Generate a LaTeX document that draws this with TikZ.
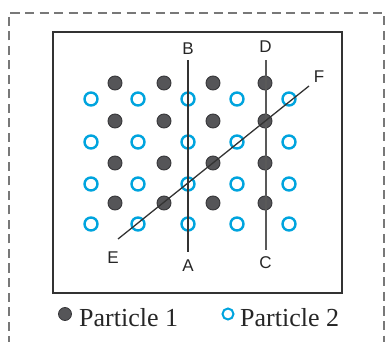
\documentclass[tikz,border=0pt]{standalone}
\usepackage{fontspec}
\setmainfont{Liberation Serif}
\newfontfamily\labfont{Liberation Sans}
\definecolor{pcyan}{RGB}{0,164,222}
\definecolor{pdark}{RGB}{85,85,88}
\definecolor{pedge}{RGB}{55,55,58}
\definecolor{framegray}{RGB}{120,120,120}
\begin{document}
\begin{tikzpicture}[x=1pt,y=-1pt,
  pone/.style={circle,fill=pdark,draw=pedge,line width=0.9pt,minimum size=14pt,inner sep=0pt},
  ptwo/.style={circle,draw=pcyan,line width=2.4pt,minimum size=13pt,inner sep=0pt},
  lab/.style={font=\labfont\fontsize{17}{17}\selectfont,text=black!85,inner sep=0pt},
  legtext/.style={font=\fontsize{26}{26}\selectfont,text=black!85,inner sep=0pt,anchor=base west}]
\useasboundingbox (0,0) rectangle (386,342);
% outer dashed frame
\draw[framegray,line width=1.5pt,dash pattern=on 9pt off 5.5pt] (9,345) -- (9,13) -- (384,13) -- (384,345);
% inner frame
\draw[black!80,line width=1.6pt] (53,32) rectangle (342,293);
% particle 2 (open cyan)
\foreach \x [count=\i] in {91,138,188,237,289}
  \foreach \y [count=\j] in {99,142,184,224}
    \node[ptwo] (q\i\j) at (\x,\y) {};
% particle 1 (filled dark)
\foreach \x [count=\i] in {115,164,213,265}
  \foreach \y [count=\j] in {83,121,163,203}
    \node[pone] (p\i\j) at (\x,\y) {};
% line labels
\node[lab] (B) at (188,49) {B};
\node[lab] (A) at (188,266) {A};
\node[lab] (D) at (265.5,47) {D};
\node[lab] (C) at (265.5,263) {C};
\node[lab] (E) at (113,258) {E};
\node[lab] (F) at (319,77) {F};
\coordinate (Bt) at (188,60);
\coordinate (Ab) at (188,252);
\coordinate (Dt) at (265.5,60);
\coordinate (Cb) at (265.5,250);
\coordinate (Ee) at (118,239);
\coordinate (Fe) at (309,86);
\draw[black!80,line width=1.4pt] (Ab) -- (Bt);
\draw[black!65,line width=2pt] (Cb) -- (Dt);
\draw[black!80,line width=1.3pt] (Ee) -- (Fe);
% legend
\node[circle,fill=pdark,draw=pedge,line width=0.8pt,minimum size=13pt,inner sep=0pt] (l1) at (65,314) {};
\node[legtext] (t1) at (79,326) {Particle 1};
\node[circle,draw=pcyan,line width=2pt,minimum size=11pt,inner sep=0pt] (l2) at (228,314) {};
\node[legtext] (t2) at (240,326) {Particle 2};
\end{tikzpicture}
\end{document}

## Task goal
Write the listing out a second time exactly, dropping all images.

## Task answer
Generate a LaTeX document that draws this with TikZ.
\documentclass[tikz,border=0pt]{standalone}
\usepackage{fontspec}
\setmainfont{Liberation Serif}
\newfontfamily\labfont{Liberation Sans}
\definecolor{pcyan}{RGB}{0,164,222}
\definecolor{pdark}{RGB}{85,85,88}
\definecolor{pedge}{RGB}{55,55,58}
\definecolor{framegray}{RGB}{120,120,120}
\begin{document}
\begin{tikzpicture}[x=1pt,y=-1pt,
  pone/.style={circle,fill=pdark,draw=pedge,line width=0.9pt,minimum size=14pt,inner sep=0pt},
  ptwo/.style={circle,draw=pcyan,line width=2.4pt,minimum size=13pt,inner sep=0pt},
  lab/.style={font=\labfont\fontsize{17}{17}\selectfont,text=black!85,inner sep=0pt},
  legtext/.style={font=\fontsize{26}{26}\selectfont,text=black!85,inner sep=0pt,anchor=base west}]
\useasboundingbox (0,0) rectangle (386,342);
% outer dashed frame
\draw[framegray,line width=1.5pt,dash pattern=on 9pt off 5.5pt] (9,345) -- (9,13) -- (384,13) -- (384,345);
% inner frame
\draw[black!80,line width=1.6pt] (53,32) rectangle (342,293);
% particle 2 (open cyan)
\foreach \x [count=\i] in {91,138,188,237,289}
  \foreach \y [count=\j] in {99,142,184,224}
    \node[ptwo] (q\i\j) at (\x,\y) {};
% particle 1 (filled dark)
\foreach \x [count=\i] in {115,164,213,265}
  \foreach \y [count=\j] in {83,121,163,203}
    \node[pone] (p\i\j) at (\x,\y) {};
% line labels
\node[lab] (B) at (188,49) {B};
\node[lab] (A) at (188,266) {A};
\node[lab] (D) at (265.5,47) {D};
\node[lab] (C) at (265.5,263) {C};
\node[lab] (E) at (113,258) {E};
\node[lab] (F) at (319,77) {F};
\coordinate (Bt) at (188,60);
\coordinate (Ab) at (188,252);
\coordinate (Dt) at (265.5,60);
\coordinate (Cb) at (265.5,250);
\coordinate (Ee) at (118,239);
\coordinate (Fe) at (309,86);
\draw[black!80,line width=1.4pt] (Ab) -- (Bt);
\draw[black!65,line width=2pt] (Cb) -- (Dt);
\draw[black!80,line width=1.3pt] (Ee) -- (Fe);
% legend
\node[circle,fill=pdark,draw=pedge,line width=0.8pt,minimum size=13pt,inner sep=0pt] (l1) at (65,314) {};
\node[legtext] (t1) at (79,326) {Particle 1};
\node[circle,draw=pcyan,line width=2pt,minimum size=11pt,inner sep=0pt] (l2) at (228,314) {};
\node[legtext] (t2) at (240,326) {Particle 2};
\end{tikzpicture}
\end{document}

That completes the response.